Maybe I'm dense (I'm not a lawyer, after all, though I play one on TV), but how can Randy Barnett claim to believe in original meaning originalism and still argue that actions that were capital offenses when the Constitution was written and ratified are, in fact, Constitutionally protected rights?
Clayton Cramer has lots more, and expressed again some of the many pitfalls of a truly libertarian society. Since Mr. Barnett isn't up to the task, I'm eager for TM Lutas to address the following scenarios:
I'm told by a reader who has asked Barnett whether cannibalism laws could survive challenge under Barnett's theory that Barnett responded that cannibalism isn't the same as homosexuality, and expressing incredulity that anyone would ask the question. Very true.
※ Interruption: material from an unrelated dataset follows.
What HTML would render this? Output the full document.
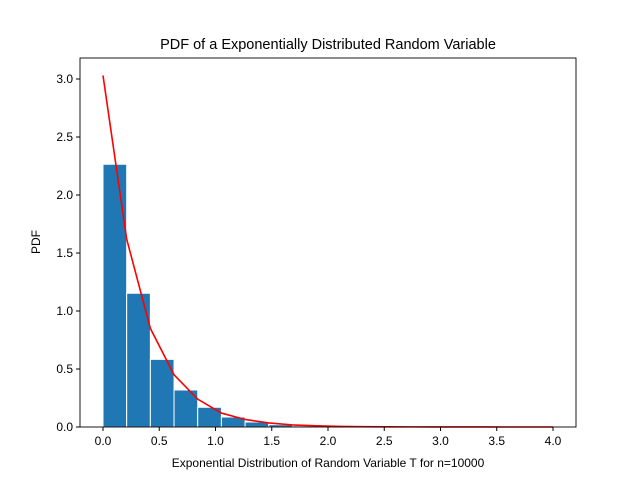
<!DOCTYPE html>
<html><head><meta charset="utf-8"><style>
html,body{margin:0;padding:0;background:#fff;}
svg{display:block;font-family:"Liberation Sans","DejaVu Sans",sans-serif;}
</style></head><body>
<svg id="chart" width="640" height="480" xmlns="http://www.w3.org/2000/svg">
<rect width="640" height="480" fill="#fff"/>
<text x="328" y="49" font-size="14.5" text-anchor="middle">PDF of a Exponentially Distributed Random Variable</text>
<g id="bars"></g>
<g id="line"></g>
<rect x="80" y="58" width="496" height="369" fill="none" stroke="#000" stroke-width="0.9"/>
<g id="xticks"></g><g id="yticks"></g>
<text x="328" y="467" font-size="12" text-anchor="middle">Exponential Distribution of Random Variable T for n=10000</text>
<text x="40" y="242" font-size="12" text-anchor="middle" transform="rotate(-90 40 242)">PDF</text>
</svg>
<script>
const binWidth = 0.2105;
const barHeights = [2.265,1.153,0.583,0.319,0.17,0.086,0.043,0.02,0.01,0.005,0.003,0.0015,0.001,0.0005,0,0,0,0,0];
const lineX = [0,0.2105,0.421,0.6315,0.842,1.0525,1.263,1.4735,1.684,1.8945,2.105,2.3155,2.526,2.7365,2.947,3.1575,3.368,3.5785,3.789,4.0];
const lineY = [3.03,1.62,0.85,0.45,0.24,0.12,0.065,0.035,0.018,0.01,0.005,0.003,0.0015,0.001,0.0005,0.0003,0.0002,0.0001,0,0];
const xTickVals = [0,0.5,1,1.5,2,2.5,3,3.5,4];
const xTickLabels = ["0.0","0.5","1.0","1.5","2.0","2.5","3.0","3.5","4.0"];
const yTickVals = [0,0.5,1,1.5,2,2.5,3];
const yTickLabels = ["0.0","0.5","1.0","1.5","2.0","2.5","3.0"];
const NS="http://www.w3.org/2000/svg";
const xs=v=>103+v*112.5, ys=v=>427-v*116;
const bars=document.getElementById('bars');
barHeights.forEach((h,i)=>{
  if(h<=0)return;
  const r=document.createElementNS(NS,'rect');
  const x0=xs(i*binWidth), x1=xs((i+1)*binWidth);
  r.setAttribute('x',x0);r.setAttribute('width',x1-x0);
  r.setAttribute('y',ys(h));r.setAttribute('height',427-ys(h));
  r.setAttribute('fill','#1f77b4');r.setAttribute('stroke','#fff');r.setAttribute('stroke-width','1');
  
  
  bars.appendChild(r);
});
const p=document.createElementNS(NS,'polyline');
p.setAttribute('points',lineX.map((x,i)=>xs(x)+','+ys(lineY[i])).join(' '));
p.setAttribute('fill','none');p.setAttribute('stroke','#f00');p.setAttribute('stroke-width','1.6');


document.getElementById('line').appendChild(p);
const xt=document.getElementById('xticks');
xTickVals.forEach((v,i)=>{
  const l=document.createElementNS(NS,'line');
  l.setAttribute('x1',xs(v));l.setAttribute('x2',xs(v));l.setAttribute('y1',427);l.setAttribute('y2',431);l.setAttribute('stroke','#000');
  
  
  xt.appendChild(l);
  const t=document.createElementNS(NS,'text');
  t.setAttribute('x',xs(v));t.setAttribute('y',445);t.setAttribute('font-size','12');t.setAttribute('text-anchor','middle');
  t.textContent=xTickLabels[i];
  
  
  xt.appendChild(t);
});
const yt=document.getElementById('yticks');
yTickVals.forEach((v,i)=>{
  const l=document.createElementNS(NS,'line');
  l.setAttribute('x1',76);l.setAttribute('x2',80);l.setAttribute('y1',ys(v));l.setAttribute('y2',ys(v));l.setAttribute('stroke','#000');
  
  
  yt.appendChild(l);
  const t=document.createElementNS(NS,'text');
  t.setAttribute('x',73);t.setAttribute('y',ys(v)+4);t.setAttribute('font-size','12');t.setAttribute('text-anchor','end');
  t.textContent=yTickLabels[i];
  
  
  yt.appendChild(t);
});
</script>
</body></html>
But if Barnett's theory is really intended as an all-encompassing theory of Constitutional interpretation--and not just a way to strike down laws that he doesn't like--then he needs to explain why consensual cannibalism laws, laws prohibiting sex with animals in the middle of Main Street, laws against molestation of children, and laws against child pornography are Constitutional, since they do not necessarily involve either physical or economic harm to others. (Yes, you can construct scenarios in each of these cases that do not involve physical harm to other people.)
Bill Wallo points out that we tried a more limited federal government under the Articles of Confederation, and it didn't work too well. Many of the problems were in the details, of course, not merely the high-level concept, but still an interesting point.